[Rows from a dataset of charts and code]
* Start *
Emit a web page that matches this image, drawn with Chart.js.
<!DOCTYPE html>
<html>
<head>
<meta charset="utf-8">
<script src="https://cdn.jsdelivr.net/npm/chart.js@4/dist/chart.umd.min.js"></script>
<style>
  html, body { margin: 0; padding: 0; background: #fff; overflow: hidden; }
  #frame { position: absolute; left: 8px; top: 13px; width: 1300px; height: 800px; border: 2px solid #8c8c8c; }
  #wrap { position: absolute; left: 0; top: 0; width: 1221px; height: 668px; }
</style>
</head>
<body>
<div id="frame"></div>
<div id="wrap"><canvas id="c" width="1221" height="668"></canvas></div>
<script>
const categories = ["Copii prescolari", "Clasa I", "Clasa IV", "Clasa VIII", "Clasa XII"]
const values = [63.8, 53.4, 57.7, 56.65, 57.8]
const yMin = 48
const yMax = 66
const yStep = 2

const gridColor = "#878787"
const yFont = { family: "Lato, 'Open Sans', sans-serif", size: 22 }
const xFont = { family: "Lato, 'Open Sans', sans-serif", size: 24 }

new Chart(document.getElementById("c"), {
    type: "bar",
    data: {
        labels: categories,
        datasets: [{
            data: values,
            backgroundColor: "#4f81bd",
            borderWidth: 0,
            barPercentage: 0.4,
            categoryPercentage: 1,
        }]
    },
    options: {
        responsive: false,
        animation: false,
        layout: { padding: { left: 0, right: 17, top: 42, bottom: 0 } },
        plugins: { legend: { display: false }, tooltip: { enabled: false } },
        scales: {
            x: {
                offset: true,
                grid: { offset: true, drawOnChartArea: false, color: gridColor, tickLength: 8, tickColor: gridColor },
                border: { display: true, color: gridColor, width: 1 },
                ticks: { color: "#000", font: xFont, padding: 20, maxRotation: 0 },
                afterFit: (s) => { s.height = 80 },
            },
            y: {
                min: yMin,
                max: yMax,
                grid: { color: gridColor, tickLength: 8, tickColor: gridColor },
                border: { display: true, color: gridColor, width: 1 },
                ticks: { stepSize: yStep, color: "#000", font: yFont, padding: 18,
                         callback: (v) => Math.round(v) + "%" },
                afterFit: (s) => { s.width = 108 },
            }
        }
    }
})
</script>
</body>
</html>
* End *
* Start *
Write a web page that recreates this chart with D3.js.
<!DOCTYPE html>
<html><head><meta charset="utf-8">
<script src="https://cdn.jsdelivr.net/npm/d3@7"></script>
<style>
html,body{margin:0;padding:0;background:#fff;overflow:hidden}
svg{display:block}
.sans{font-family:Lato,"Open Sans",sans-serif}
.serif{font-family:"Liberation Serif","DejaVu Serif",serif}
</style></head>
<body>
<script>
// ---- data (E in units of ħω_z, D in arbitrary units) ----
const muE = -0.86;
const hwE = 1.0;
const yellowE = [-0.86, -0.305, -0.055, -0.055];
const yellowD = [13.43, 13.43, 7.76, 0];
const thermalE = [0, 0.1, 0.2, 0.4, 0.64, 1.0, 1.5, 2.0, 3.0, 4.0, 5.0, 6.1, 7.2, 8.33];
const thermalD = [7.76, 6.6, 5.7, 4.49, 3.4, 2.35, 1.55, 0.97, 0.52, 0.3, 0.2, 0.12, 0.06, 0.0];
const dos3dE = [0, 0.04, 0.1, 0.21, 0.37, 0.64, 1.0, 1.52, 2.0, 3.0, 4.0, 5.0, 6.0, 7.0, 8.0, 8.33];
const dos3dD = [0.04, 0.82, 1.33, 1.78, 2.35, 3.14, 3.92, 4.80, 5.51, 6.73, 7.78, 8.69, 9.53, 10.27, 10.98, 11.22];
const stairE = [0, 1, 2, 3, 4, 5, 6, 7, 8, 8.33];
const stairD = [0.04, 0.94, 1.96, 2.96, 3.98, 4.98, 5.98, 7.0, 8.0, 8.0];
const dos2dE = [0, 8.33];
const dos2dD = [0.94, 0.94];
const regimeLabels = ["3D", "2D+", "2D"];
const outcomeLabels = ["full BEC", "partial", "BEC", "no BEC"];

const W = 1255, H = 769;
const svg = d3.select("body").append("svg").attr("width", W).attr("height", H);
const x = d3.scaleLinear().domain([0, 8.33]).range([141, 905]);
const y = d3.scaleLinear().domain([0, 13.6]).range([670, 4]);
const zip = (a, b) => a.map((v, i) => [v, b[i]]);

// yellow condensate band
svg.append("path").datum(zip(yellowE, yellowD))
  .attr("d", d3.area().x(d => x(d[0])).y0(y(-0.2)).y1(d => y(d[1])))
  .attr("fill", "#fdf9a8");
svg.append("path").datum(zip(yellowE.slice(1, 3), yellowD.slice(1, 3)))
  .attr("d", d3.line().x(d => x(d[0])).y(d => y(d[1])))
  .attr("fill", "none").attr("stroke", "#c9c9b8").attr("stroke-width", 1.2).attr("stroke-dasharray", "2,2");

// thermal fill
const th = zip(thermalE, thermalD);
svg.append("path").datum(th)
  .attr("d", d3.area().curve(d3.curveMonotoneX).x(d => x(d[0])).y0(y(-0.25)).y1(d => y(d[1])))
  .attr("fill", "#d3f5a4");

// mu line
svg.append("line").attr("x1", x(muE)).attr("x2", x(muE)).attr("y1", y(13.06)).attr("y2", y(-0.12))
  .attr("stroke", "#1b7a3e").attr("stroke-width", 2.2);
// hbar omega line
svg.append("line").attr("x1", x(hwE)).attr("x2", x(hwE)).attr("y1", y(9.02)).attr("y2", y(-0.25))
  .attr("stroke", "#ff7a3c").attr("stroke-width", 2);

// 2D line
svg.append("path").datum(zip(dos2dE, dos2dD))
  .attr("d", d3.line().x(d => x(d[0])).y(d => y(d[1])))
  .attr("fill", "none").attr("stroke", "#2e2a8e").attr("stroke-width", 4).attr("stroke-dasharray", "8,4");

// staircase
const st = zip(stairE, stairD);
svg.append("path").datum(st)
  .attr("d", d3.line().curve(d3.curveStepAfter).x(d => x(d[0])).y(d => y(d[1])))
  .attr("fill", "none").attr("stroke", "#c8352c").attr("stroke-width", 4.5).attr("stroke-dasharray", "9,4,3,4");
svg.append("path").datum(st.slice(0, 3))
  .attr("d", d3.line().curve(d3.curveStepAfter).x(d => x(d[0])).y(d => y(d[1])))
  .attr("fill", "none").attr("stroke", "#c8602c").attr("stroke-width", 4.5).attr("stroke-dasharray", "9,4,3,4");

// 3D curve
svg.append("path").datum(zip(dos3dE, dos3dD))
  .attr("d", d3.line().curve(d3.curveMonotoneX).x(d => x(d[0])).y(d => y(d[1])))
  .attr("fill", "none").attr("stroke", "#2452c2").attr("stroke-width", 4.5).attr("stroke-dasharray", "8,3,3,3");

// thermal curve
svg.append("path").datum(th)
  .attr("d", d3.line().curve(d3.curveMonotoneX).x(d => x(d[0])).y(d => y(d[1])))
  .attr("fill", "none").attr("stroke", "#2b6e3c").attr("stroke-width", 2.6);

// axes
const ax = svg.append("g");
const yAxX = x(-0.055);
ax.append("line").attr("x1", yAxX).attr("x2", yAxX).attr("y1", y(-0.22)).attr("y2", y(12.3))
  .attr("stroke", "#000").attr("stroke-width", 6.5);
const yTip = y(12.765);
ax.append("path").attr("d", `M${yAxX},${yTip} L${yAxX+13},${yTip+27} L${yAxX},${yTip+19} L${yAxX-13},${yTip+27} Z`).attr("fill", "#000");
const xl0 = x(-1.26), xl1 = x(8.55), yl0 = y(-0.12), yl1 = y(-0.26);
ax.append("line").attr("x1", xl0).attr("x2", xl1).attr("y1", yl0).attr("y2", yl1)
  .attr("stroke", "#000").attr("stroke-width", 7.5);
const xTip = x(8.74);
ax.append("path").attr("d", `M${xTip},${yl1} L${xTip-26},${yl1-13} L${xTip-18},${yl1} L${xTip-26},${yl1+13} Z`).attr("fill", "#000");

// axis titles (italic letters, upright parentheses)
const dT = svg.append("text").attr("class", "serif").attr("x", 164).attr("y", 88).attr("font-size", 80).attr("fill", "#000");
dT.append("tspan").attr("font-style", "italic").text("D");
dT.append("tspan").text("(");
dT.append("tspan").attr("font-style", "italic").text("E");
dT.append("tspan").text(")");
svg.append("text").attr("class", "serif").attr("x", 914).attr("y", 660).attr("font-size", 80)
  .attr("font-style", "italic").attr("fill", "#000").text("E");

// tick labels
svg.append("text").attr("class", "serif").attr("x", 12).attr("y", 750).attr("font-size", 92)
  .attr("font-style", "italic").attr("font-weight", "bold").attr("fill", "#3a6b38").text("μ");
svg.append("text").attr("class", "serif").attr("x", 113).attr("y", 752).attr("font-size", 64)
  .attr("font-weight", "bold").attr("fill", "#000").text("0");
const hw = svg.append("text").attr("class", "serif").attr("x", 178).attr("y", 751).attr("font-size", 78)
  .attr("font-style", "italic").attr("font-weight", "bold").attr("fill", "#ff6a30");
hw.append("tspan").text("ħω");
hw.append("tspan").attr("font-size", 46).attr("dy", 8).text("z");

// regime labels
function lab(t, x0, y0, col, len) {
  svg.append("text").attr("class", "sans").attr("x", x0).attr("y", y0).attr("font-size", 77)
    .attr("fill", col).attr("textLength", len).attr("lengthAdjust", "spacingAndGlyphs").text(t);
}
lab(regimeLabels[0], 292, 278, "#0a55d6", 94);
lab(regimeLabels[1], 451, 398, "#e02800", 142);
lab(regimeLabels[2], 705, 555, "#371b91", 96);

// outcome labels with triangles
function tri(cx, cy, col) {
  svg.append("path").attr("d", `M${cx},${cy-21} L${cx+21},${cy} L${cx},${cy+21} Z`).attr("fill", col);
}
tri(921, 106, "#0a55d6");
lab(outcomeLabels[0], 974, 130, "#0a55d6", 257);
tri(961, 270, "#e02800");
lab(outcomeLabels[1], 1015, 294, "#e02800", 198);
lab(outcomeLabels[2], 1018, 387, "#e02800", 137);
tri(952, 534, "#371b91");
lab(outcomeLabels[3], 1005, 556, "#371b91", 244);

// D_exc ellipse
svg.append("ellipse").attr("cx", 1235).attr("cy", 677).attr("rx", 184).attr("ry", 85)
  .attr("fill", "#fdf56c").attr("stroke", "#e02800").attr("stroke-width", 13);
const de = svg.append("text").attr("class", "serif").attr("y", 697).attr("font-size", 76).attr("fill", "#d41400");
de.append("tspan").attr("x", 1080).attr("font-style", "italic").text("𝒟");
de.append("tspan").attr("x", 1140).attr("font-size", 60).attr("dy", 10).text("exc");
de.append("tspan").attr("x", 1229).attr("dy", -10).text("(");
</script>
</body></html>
* End *
INSTRUCTIONS FOR THE TASK: Which lines above contain the word "that"? Copy each of them.

SOLUTION TO THE EXERCISE:
Emit a web page that matches this image, drawn with Chart.js.
Write a web page that recreates this chart with D3.js.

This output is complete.